>> Start Data
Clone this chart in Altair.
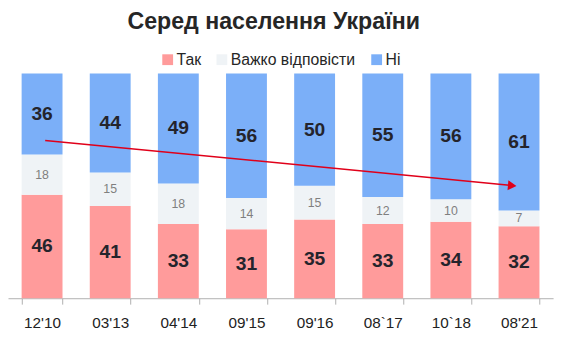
import altair as alt
import pandas as pd

dates = ["12'10", "03'13", "04'14", "09'15", "09'16", "08`17", "10`18", "08'21"]
categories = ["Так", "Важко відповісти", "Ні"]
yes_vals = [46, 41, 33, 31, 35, 33, 34, 32]
hard_vals = [18, 15, 18, 14, 15, 12, 10, 7]
no_vals = [36, 44, 49, 56, 50, 55, 56, 61]
colors = ["#FF9B9B", "#EFF3F6", "#7BAFF8"]

# trend arrow (x in category-index units, y as share of bar)
arrow_x = [0.546, 7.36]
arrow_y = [0.702, 0.503]
head_x = [7.40]
head_y = [0.501]

FONT = "Liberation Sans"

df = pd.DataFrame({
    "date": dates * 3,
    "cat": [categories[0]] * 8 + [categories[1]] * 8 + [categories[2]] * 8,
    "val": yes_vals + hard_vals + no_vals,
    "ord": [0] * 8 + [1] * 8 + [2] * 8,
})

yscale = alt.Scale(domain=[0, 1], nice=False)
xscale = alt.Scale(domain=dates, paddingInner=0.4, paddingOuter=0.2)

base = alt.Chart(df).transform_stack(
    stack="val", groupby=["date"], as_=["v0", "v1"],
    sort=[alt.SortField("ord", order="ascending")], offset="normalize"
).transform_calculate(mid="(datum.v0 + datum.v1) / 2")

bars = base.mark_bar().encode(
    x=alt.X("date:N", sort=dates, scale=xscale,
            axis=alt.Axis(title=None, labelAngle=0, tickBand="extent",
                          domainColor="#B0B0B0", tickColor="#B0B0B0", tickSize=6,
                          labelFont=FONT, labelFontSize=15.5, labelColor="#222222",
                          labelPadding=12)),
    y=alt.Y("v0:Q", scale=yscale, axis=None),
    y2="v1:Q",
    color=alt.Color("cat:N", scale=alt.Scale(domain=categories, range=colors),
                    legend=alt.Legend(orient="none", legendX=154, legendY=-22,
                                      direction="horizontal", title=None,
                                      symbolType="square", symbolSize=120,
                                      symbolStrokeWidth=0, labelFont=FONT,
                                      labelFontSize=16, labelColor="#262626",
                                      columnPadding=13, labelOffset=1)),
)

big_text = base.transform_filter("datum.ord != 1").mark_text(
    font=FONT, fontWeight="bold", fontSize=19.5, color="#24242C"
).encode(
    x=alt.X("date:N", sort=dates, scale=xscale, axis=None),
    y=alt.Y("mid:Q", scale=yscale, axis=None),
    text="val:Q",
)

small_text = base.transform_filter("datum.ord == 1").mark_text(
    font=FONT, fontSize=12.5, color="#7F7F7F"
).encode(
    x=alt.X("date:N", sort=dates, scale=xscale, axis=None),
    y=alt.Y("mid:Q", scale=yscale, axis=None),
    text="val:Q",
)

axscale = alt.Scale(domain=[0, 8], nice=False, zero=False)
arrow_line = alt.Chart(pd.DataFrame({"ax": arrow_x, "ay": arrow_y})).mark_line(
    color="#E0001A", strokeWidth=1.6
).encode(
    x=alt.X("ax:Q", scale=axscale, axis=None),
    y=alt.Y("ay:Q", scale=yscale, axis=None),
)
arrow_head = alt.Chart(pd.DataFrame({"ax": head_x, "ay": head_y})).mark_point(
    shape="triangle-right", filled=True, color="#E0001A", size=100, angle=5, opacity=1
).encode(
    x=alt.X("ax:Q", scale=axscale, axis=None),
    y=alt.Y("ay:Q", scale=yscale, axis=None),
)

chart = alt.layer(bars, big_text, small_text, arrow_line, arrow_head).resolve_scale(
    x="independent"
).properties(
    width=553, height=228,
    title=alt.TitleParams("Серед населення України", font=FONT,
                          fontSize=23.5, fontWeight="bold", color="#262626",
                          anchor="middle", offset=19, dx=-7),
    autosize=alt.AutoSizeParams(type="none"),
    padding={"left": 0, "top": 64, "right": 6, "bottom": 45},
).configure_view(stroke=None)

chart.save("out.html", embed_options={"renderer": "svg", "actions": False})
>> End Data
» **Task to carry out**:
Repeat the lines above, starting at the first and stopping after the line that holds "alt.Scale(domain=dates, paddingInner=0.4, paddingOuter=0.2)", with the pictures left out.

» **Expected answer**:
Clone this chart in Altair.
import altair as alt
import pandas as pd

dates = ["12'10", "03'13", "04'14", "09'15", "09'16", "08`17", "10`18", "08'21"]
categories = ["Так", "Важко відповісти", "Ні"]
yes_vals = [46, 41, 33, 31, 35, 33, 34, 32]
hard_vals = [18, 15, 18, 14, 15, 12, 10, 7]
no_vals = [36, 44, 49, 56, 50, 55, 56, 61]
colors = ["#FF9B9B", "#EFF3F6", "#7BAFF8"]

# trend arrow (x in category-index units, y as share of bar)
arrow_x = [0.546, 7.36]
arrow_y = [0.702, 0.503]
head_x = [7.40]
head_y = [0.501]

FONT = "Liberation Sans"

df = pd.DataFrame({
    "date": dates * 3,
    "cat": [categories[0]] * 8 + [categories[1]] * 8 + [categories[2]] * 8,
    "val": yes_vals + hard_vals + no_vals,
    "ord": [0] * 8 + [1] * 8 + [2] * 8,
})

yscale = alt.Scale(domain=[0, 1], nice=False)
xscale = alt.Scale(domain=dates, paddingInner=0.4, paddingOuter=0.2)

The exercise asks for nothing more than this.